Culture & Research Philosophy
Our interdisciplinary team works at the foundational models of computer vision, natural language processing, and multimodal learning:
- Experimental: Conduct reproducible experiments that advance fundamental understanding.
- Computational: Leverage algorithms, models, and coding expertise to tackle challenging questions.
Lab Entry
We welcome students from all disciplines with strong curiosity and a passion for rigorous, original research. We commonly submit our work to conferences including ACL, NIPS, CVPR and ACM CHI.
- Document Intelligence
OCR is no longer just about reading text; it is about understanding the structure of a page. A human understands a document by looking at the layout, charts, and text together. We are building Multimodal models that can parse complex, unstructured documents (like invoices or scientific papers) end-to-end. We are especially interested in low-resource languages where training data is scarce. - Small Language Models
Everyone is competing to build bigger models, but we are going the other direction. We focus on Small Language Models (SLMs) and Knowledge Distillation. The core research question here is: How much reasoning capability can we retain if we reduce the model size by 10x or 100x?
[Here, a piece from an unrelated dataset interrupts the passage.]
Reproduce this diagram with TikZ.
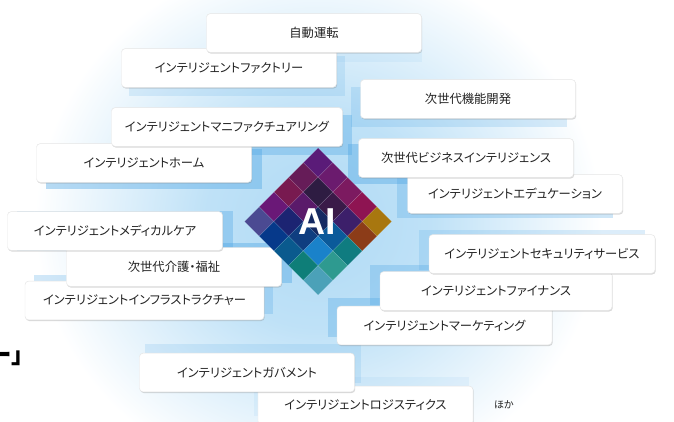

We investigate quantization and parameter-efficient fine-tuning to bring LLM-level intelligence to edge devices. - Speech2Text
Labelling audio data is expensive and slow. We focus on Self-Supervised Learning (SSL), where models learn the structure of speech just by listening to massive amounts of unlabelled audio. We apply this to difficult problems like "Code-Switching" (when speakers mix languages in one sentence) and speech recognition in highly noisy environments where standard models collapse. - Text2Speech
We work on the dual edges of generative audio. On the creative side, we are building Controllable TTS systems that allow fine-grained control over emotion, speed, and prosody without needing hours of studio recording. On the safety side, we are developing forensic tools to detect Deepfakes. We want to find the subtle statistical artifacts that generative models leave behind, so we can distinguish AI voices from human ones. - Medical VQA
Visual Question Answering (VQA) in the medical domain is a challenging task that requires a deep understanding of both visual data and medical knowledge. We are developing advanced VQA systems that can assist healthcare professionals by providing accurate answers to complex medical questions based on medical images such as X-rays, MRIs, and CT scans. Our research focuses on integrating multimodal data and leveraging domain-specific knowledge to improve the accuracy and reliability of these systems. - Human-AI Interaction
As AI systems become more prevalent, understanding how humans interact with them is crucial. We study Human-AI Interaction to design systems that are intuitive and user-friendly. Our research focuses on creating interfaces that facilitate seamless collaboration between humans and AI, ensuring that the technology enhances user experience without overwhelming them. Example applications include AI assistants, Mental Health Chatbots, Human-Robot Interaction, and interactive learning platforms.